The Island, Bristol
Tucked away down a rainy street in central Bristol, The Island complex teems with creativity.
The complex’s formerly disused Old Bridewell Police Station houses a hub of studios, inhabited by a collection of artists with an aim of going against the grain. At its surface, the listed building is unassuming, but it has become a well-loved home for the city’s boundary-blurring club nights too. As you rush down the stairs into the basement, eagerly anticipating a night of searing UK techno, the venue’s brightly decorated winding corridors, random bits of debris and indoor speed bumps add a sense of haphazard thrill to the night. Will you trip over in front of that guy whose eye you caught across the smoking area? Who knows, but with any hint of a sterile club environment out the window and with it our preconceptions of what a club night should be about, anything can happen.
The Timedance parties began in February 2015 with bossman Batu alongside Beneath and Transient at the Cavern Club. Since then they have been graced by the UK’s leading pioneers of all things weird, spooky and techno-leaning, from local punk noise heroes Giant Swan to sought after names like Ben UFO and Objekt. The parties have become more than just a casual club night. Operating on a strict safe space and zero harassment policy, Timedance has one of the most diverse crowds in Bristol. At a time where equality is extremely lucrative, it can be rare to find a night that doesn’t shout about it but ultimately provides the space for marginalised individuals to get loose, but this sums up Batu’s approach perfectly.
As a result of not taking itself too seriously, the atmosphere is light. On warm up duties, Batu delivers the unexpected. As a producer, Batu is known for his unhinged, dark low-end mutations on his own label as well as for Bristol favourite Livity Sound and the iconic Hessle Audio.
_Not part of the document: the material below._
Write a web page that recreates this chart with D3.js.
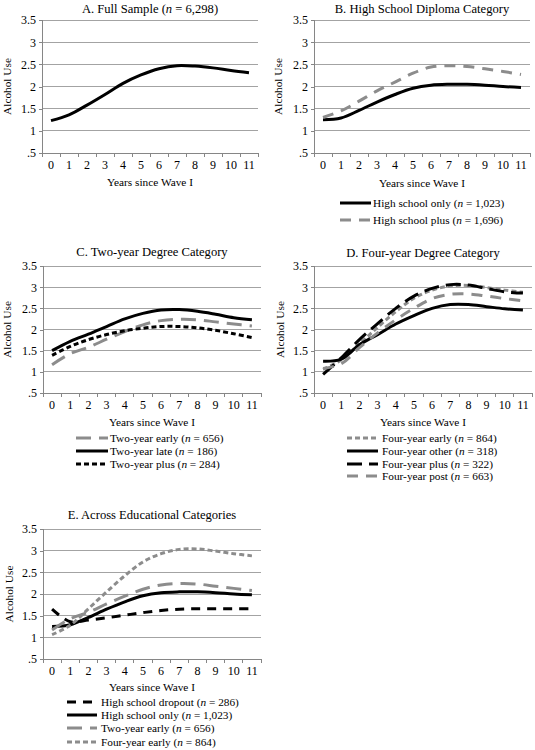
<!DOCTYPE html>
<html><head><meta charset="utf-8">
<script src="https://cdn.jsdelivr.net/npm/d3@7"></script>
<style>
body{margin:0;background:#fff}
svg{display:block}
text{font-family:"Liberation Serif","Times New Roman",serif;fill:#000}
</style>
</head><body>
<svg id="chart" width="535" height="750"></svg>
<script>
// ---------- data ----------
const years = [0,1,2,3,4,5,6,7,8,9,10,11];
const yTickValues = [0.5,1,1.5,2,2.5,3,3.5];
const yTickLabels = [".5","1","1.5","2","2.5","3","3.5"];

const fullSample      = [1.23,1.36,1.58,1.82,2.07,2.26,2.40,2.47,2.46,2.42,2.36,2.31];
const hsOnly          = [1.25,1.29,1.46,1.65,1.82,1.96,2.03,2.05,2.05,2.03,2.00,1.98];
const hsPlus          = [1.30,1.45,1.67,1.90,2.10,2.30,2.44,2.47,2.45,2.40,2.34,2.27];
const twoYearEarly    = [1.17,1.43,1.58,1.77,1.95,2.11,2.21,2.24,2.23,2.18,2.13,2.08];
const twoYearLate     = [1.50,1.72,1.89,2.07,2.25,2.38,2.46,2.47,2.43,2.36,2.28,2.23];
const twoYearPlus     = [1.39,1.60,1.76,1.88,1.97,2.03,2.07,2.07,2.04,1.98,1.90,1.81];
const fourYearEarly   = [1.06,1.28,1.66,2.05,2.42,2.74,2.93,3.03,3.04,2.99,2.93,2.88];
const fourYearOther   = [1.25,1.30,1.64,1.88,2.13,2.33,2.50,2.59,2.59,2.54,2.49,2.46];
const fourYearPlus    = [0.94,1.33,1.76,2.14,2.50,2.79,2.97,3.06,3.05,2.97,2.89,2.86];
const fourYearPost    = [1.08,1.19,1.57,1.92,2.23,2.50,2.73,2.83,2.84,2.79,2.73,2.68];
const hsDropout       = [1.65,1.36,1.40,1.45,1.51,1.57,1.62,1.65,1.66,1.66,1.66,1.66];

// ---------- styles ----------
const GRAY = "#8c8c8c";
const styles = {
  solid:      {stroke:"#000", dash:null},
  blackShort: {stroke:"#000", dash:"5,3"},
  blackLong:  {stroke:"#000", dash:"15,7"},
  blackDash:  {stroke:"#000", dash:"9,7"},
  grayShort:  {stroke:GRAY,   dash:"5,3"},
  grayLong:   {stroke:GRAY,   dash:"15,8"},
  grayDash:   {stroke:GRAY,   dash:"11,8"}
};

const FS_TITLE = 12.6, FS_AXT = 11.3, FS_LEG = 11.3, FS_TICK = 12;

const panels = [
  {title:["A. Full Sample (", "6,298", ")"], left:42, right:258, top:20, bottom:153,
   titleY:13, labelY:169, xTitleY:186, yLabX:11,
   series:[{values:fullSample, style:"solid"}], legend:null},
  {title:["B. High School Diploma Category"], left:314, right:530, top:20, bottom:153,
   titleY:13, labelY:169, xTitleY:187, yLabX:282,
   series:[{name:"High school only", n:"1,023", values:hsOnly, style:"solid"},
           {name:"High school plus", n:"1,696", values:hsPlus, style:"grayDash"}],
   legend:{x1:340, x2:371, tx:373, rows:[203,220]}},
  {title:["C. Two-year Degree Category"], left:43, right:261, top:266, bottom:393,
   titleY:256, labelY:409, xTitleY:426, yLabX:11,
   series:[{name:"Two-year early", n:"656", values:twoYearEarly, style:"grayLong"},
           {name:"Two-year late", n:"186", values:twoYearLate, style:"solid"},
           {name:"Two-year plus", n:"284", values:twoYearPlus, style:"blackShort"}],
   legend:{x1:76, x2:108, tx:110, rows:[438,451,464]}},
  {title:["D. Four-year Degree Category"], left:314, right:532, top:266, bottom:393,
   titleY:257, labelY:409, xTitleY:426, yLabX:284,
   series:[{name:"Four-year early", n:"864", values:fourYearEarly, style:"grayShort"},
           {name:"Four-year other", n:"318", values:fourYearOther, style:"solid"},
           {name:"Four-year plus", n:"322", values:fourYearPlus, style:"blackLong"},
           {name:"Four-year post", n:"663", values:fourYearPost, style:"grayDash"}],
   legend:{x1:347, x2:378, tx:382, rows:[438,451,464,476]}},
  {title:["E. Across Educational Categories"], left:43, right:261, top:529, bottom:659,
   titleY:519, labelY:675, xTitleY:691, yLabX:13,
   series:[{name:"High school dropout", n:"286", values:hsDropout, style:"blackDash"},
           {name:"High school only", n:"1,023", values:hsOnly, style:"solid"},
           {name:"Two-year early", n:"656", values:twoYearEarly, style:"grayLong"},
           {name:"Four-year early", n:"864", values:fourYearEarly, style:"grayShort"}],
   legend:{x1:67, x2:97, tx:101, rows:[702,715,728,742]}}
];

const svg = d3.select("#chart");

function nText(sel, name, n){
  sel.append("tspan").text(name + " (");
  sel.append("tspan").attr("font-style","italic").text("n");
  sel.append("tspan").text(" = " + n + ")");
}

panels.forEach(p => {
  const g = svg.append("g");
  const xBand = d3.scaleBand().domain(years).range([p.left, p.right]);
  const xc = d => xBand(d) + xBand.bandwidth()/2;
  const y = d3.scaleLinear().domain([0.5,3.5]).range([p.bottom, p.top]);
  const cx = (p.left + p.right)/2;

  // gridlines
  g.selectAll("line.grid").data(yTickValues.slice(1)).join("line")
    .attr("x1", p.left).attr("x2", p.right)
    .attr("y1", d => y(d)).attr("y2", d => y(d))
    .attr("stroke", "#a3a3a3").attr("stroke-width", 1).attr("shape-rendering","crispEdges");

  // y axis
  const yAxis = d3.axisLeft(y).tickValues(yTickValues)
    .tickFormat((d,i) => yTickLabels[i]).tickSize(3).tickPadding(3);
  const ya = g.append("g").attr("transform", `translate(${p.left},0)`).call(yAxis);
  ya.select(".domain").attr("stroke","#868686").attr("shape-rendering","crispEdges");
  ya.selectAll(".tick line").attr("stroke","#868686").attr("shape-rendering","crispEdges");
  ya.selectAll("text").attr("font-size", FS_TICK).attr("font-family","Liberation Serif");

  // x axis
  const xAxis = d3.axisBottom(xBand).tickSize(0).tickPadding(0);
  const xa = g.append("g").attr("transform", `translate(0,${p.bottom})`).call(xAxis);
  xa.select(".domain").attr("stroke","#868686").attr("shape-rendering","crispEdges");
  xa.selectAll(".tick text").attr("font-size", FS_TICK).attr("font-family","Liberation Serif")
    .attr("dy", null).attr("y", p.labelY - p.bottom);
  const edges = years.map(d => xBand(d)).concat([p.right]);
  g.selectAll("line.xt").data(edges).join("line")
    .attr("x1", d => d).attr("x2", d => d)
    .attr("y1", p.bottom).attr("y2", p.bottom + 4)
    .attr("stroke","#868686").attr("shape-rendering","crispEdges");

  // title
  const t = g.append("text").attr("x", cx).attr("y", p.titleY)
    .attr("text-anchor","middle").attr("font-size", FS_TITLE);
  if (p.title.length === 3) {
    t.append("tspan").text(p.title[0]);
    t.append("tspan").attr("font-style","italic").text("n");
    t.append("tspan").text(" = " + p.title[1] + p.title[2]);
  } else t.text(p.title[0]);

  // axis titles
  g.append("text").attr("x", cx).attr("y", p.xTitleY).attr("text-anchor","middle")
    .attr("font-size", FS_AXT).text("Years since Wave I");
  g.append("text").attr("transform", `translate(${p.yLabX},${(p.top+p.bottom)/2}) rotate(-90)`)
    .attr("text-anchor","middle").attr("font-size", FS_AXT).text("Alcohol Use");

  // lines
  const line = d3.line().x((d,i) => xc(years[i])).y(d => y(d))
    .curve(d3.curveCatmullRom.alpha(0.5));
  p.series.forEach(s => {
    const st = styles[s.style];
    g.append("path").datum(s.values).attr("d", line)
      .attr("fill","none").attr("stroke", st.stroke).attr("stroke-width", 3)
      .attr("stroke-dasharray", st.dash);
  });

  // legend
  if (p.legend) {
    p.series.forEach((s, i) => {
      const st = styles[s.style];
      const ry = p.legend.rows[i];
      g.append("line").attr("x1", p.legend.x1).attr("x2", p.legend.x2)
        .attr("y1", ry).attr("y2", ry)
        .attr("stroke", st.stroke).attr("stroke-width", 3).attr("stroke-dasharray", st.dash);
      const tx = g.append("text").attr("x", p.legend.tx).attr("y", ry + 4)
        .attr("font-size", FS_LEG);
      nText(tx, s.name, s.n);
    });
  }
});
</script>
</body></html>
As a DJ, tonight Batu reaches far past his instantly recognisable sound. Instead, he brings an unabashed party atmosphere. Spinning old school nostalgic dubstep to an enthusiastic crowd, the atmosphere is relaxed and welcoming, and there are moves about that might not have been thrown around since 2010. Batu goes on to dip in and out of various UK club sounds, with UK funky, Afrobeats, club trax and a dose of rowdy Bristol techno for good measure.
It’s a tough set to follow but Lena Willikens looks unphased. After all she’s been resident of Düsseldorf’s esteemed Salon Des Amateurs for over five years. As soon as you walk into the back room, you’re instantly dancing. It’s near impossible to see anything but Willikens right at the front, but with the high ceilings, the entire venue is consumed by the energy of her music. Seamlessly mixing acid-tinged techno with straight up bad boy electro, the first hour of her set passes without anyone noticing. As we approach the end of the night, there is no gentle wind down, instead Willikens switches from wall to wall slammers into pop-tinged techno and back again. At close, shouts of ‘one more tune’ ring around the room, but alas we’re defeated by the higher powers of club security. As we all left wanting more, so did Lena. Her words on the night, “I wish I could have played another three hours for this crowd”, are a powerful endorsement for why Timedance continues its stride as one of Bristol’s most cherished events.